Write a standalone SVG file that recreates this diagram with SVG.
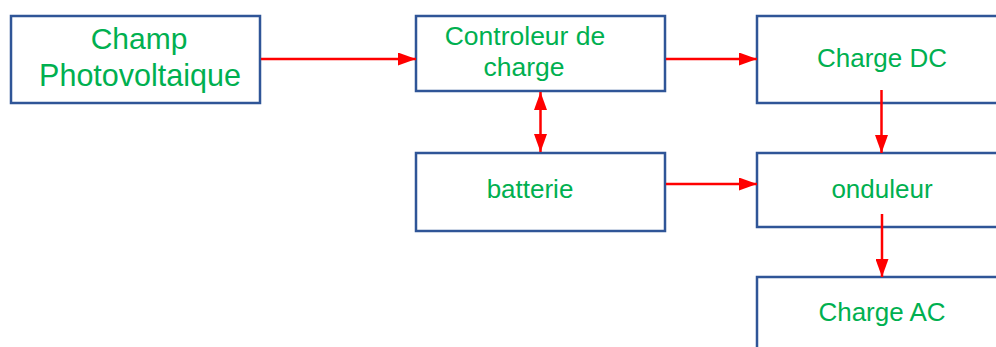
<svg xmlns="http://www.w3.org/2000/svg" width="996" height="347" viewBox="0 0 996 347">
<style>
.box{fill:#fff;stroke:#2F5597;stroke-width:2.5}
.t{font-family:"Liberation Sans",Arial,sans-serif;fill:#00B050;text-anchor:middle}
.c{stroke:#FF0000;stroke-width:2.5;fill:none}
</style>
<defs>
<marker id="ah" markerUnits="userSpaceOnUse" markerWidth="18" markerHeight="13" refX="18" refY="6.5" orient="auto-start-reverse" viewBox="0 0 18 13">
<path d="M0,0 L18,6.5 L0,13 z" fill="#FF0000"/>
</marker>
</defs>
<rect width="996" height="347" fill="#fff"/>
<g id="champ">
<rect class="box" x="11" y="16" width="249" height="87"/>
<text class="t" x="139" y="49" font-size="30">Champ</text>
<text class="t" x="140" y="86" font-size="30.5">Photovoltaique</text>
</g>
<g id="controleur">
<rect class="box" x="416" y="16" width="249" height="75"/>
<text class="t" x="525" y="45" font-size="26.5">Controleur de</text>
<text class="t" x="524" y="76" font-size="26.5">charge</text>
</g>
<g id="chargedc">
<rect class="box" x="757" y="16" width="260" height="87"/>
<text class="t" x="882" y="67" font-size="26">Charge DC</text>
</g>
<g id="batterie">
<rect class="box" x="416" y="153" width="249" height="78"/>
<text class="t" x="530" y="198" font-size="26">batterie</text>
</g>
<g id="onduleur">
<rect class="box" x="757" y="153" width="260" height="74"/>
<text class="t" x="882" y="198" font-size="26">onduleur</text>
</g>
<g id="chargeac">
<rect class="box" x="757" y="277" width="260" height="100"/>
<text class="t" x="882" y="321" font-size="26">Charge AC</text>
</g>
<g id="connectors">
<line class="c" x1="261" y1="59" x2="416" y2="59" marker-end="url(#ah)"/>
<line class="c" x1="666" y1="59" x2="757" y2="59" marker-end="url(#ah)"/>
<line class="c" x1="540.5" y1="92" x2="540.5" y2="152" marker-start="url(#ah)" marker-end="url(#ah)"/>
<line class="c" x1="666" y1="184" x2="757" y2="184" marker-end="url(#ah)"/>
<line class="c" x1="881.5" y1="90" x2="881.5" y2="153" marker-end="url(#ah)"/>
<line class="c" x1="882" y1="214" x2="882" y2="277" marker-end="url(#ah)"/>
</g>
</svg>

--

- SET EXERCISE
Copy every line above word for word and exclude the pictures.

- COMPLETE RESPONSE
Write a standalone SVG file that recreates this diagram with SVG.
<svg xmlns="http://www.w3.org/2000/svg" width="996" height="347" viewBox="0 0 996 347">
<style>
.box{fill:#fff;stroke:#2F5597;stroke-width:2.5}
.t{font-family:"Liberation Sans",Arial,sans-serif;fill:#00B050;text-anchor:middle}
.c{stroke:#FF0000;stroke-width:2.5;fill:none}
</style>
<defs>
<marker id="ah" markerUnits="userSpaceOnUse" markerWidth="18" markerHeight="13" refX="18" refY="6.5" orient="auto-start-reverse" viewBox="0 0 18 13">
<path d="M0,0 L18,6.5 L0,13 z" fill="#FF0000"/>
</marker>
</defs>
<rect width="996" height="347" fill="#fff"/>
<g id="champ">
<rect class="box" x="11" y="16" width="249" height="87"/>
<text class="t" x="139" y="49" font-size="30">Champ</text>
<text class="t" x="140" y="86" font-size="30.5">Photovoltaique</text>
</g>
<g id="controleur">
<rect class="box" x="416" y="16" width="249" height="75"/>
<text class="t" x="525" y="45" font-size="26.5">Controleur de</text>
<text class="t" x="524" y="76" font-size="26.5">charge</text>
</g>
<g id="chargedc">
<rect class="box" x="757" y="16" width="260" height="87"/>
<text class="t" x="882" y="67" font-size="26">Charge DC</text>
</g>
<g id="batterie">
<rect class="box" x="416" y="153" width="249" height="78"/>
<text class="t" x="530" y="198" font-size="26">batterie</text>
</g>
<g id="onduleur">
<rect class="box" x="757" y="153" width="260" height="74"/>
<text class="t" x="882" y="198" font-size="26">onduleur</text>
</g>
<g id="chargeac">
<rect class="box" x="757" y="277" width="260" height="100"/>
<text class="t" x="882" y="321" font-size="26">Charge AC</text>
</g>
<g id="connectors">
<line class="c" x1="261" y1="59" x2="416" y2="59" marker-end="url(#ah)"/>
<line class="c" x1="666" y1="59" x2="757" y2="59" marker-end="url(#ah)"/>
<line class="c" x1="540.5" y1="92" x2="540.5" y2="152" marker-start="url(#ah)" marker-end="url(#ah)"/>
<line class="c" x1="666" y1="184" x2="757" y2="184" marker-end="url(#ah)"/>
<line class="c" x1="881.5" y1="90" x2="881.5" y2="153" marker-end="url(#ah)"/>
<line class="c" x1="882" y1="214" x2="882" y2="277" marker-end="url(#ah)"/>
</g>
</svg>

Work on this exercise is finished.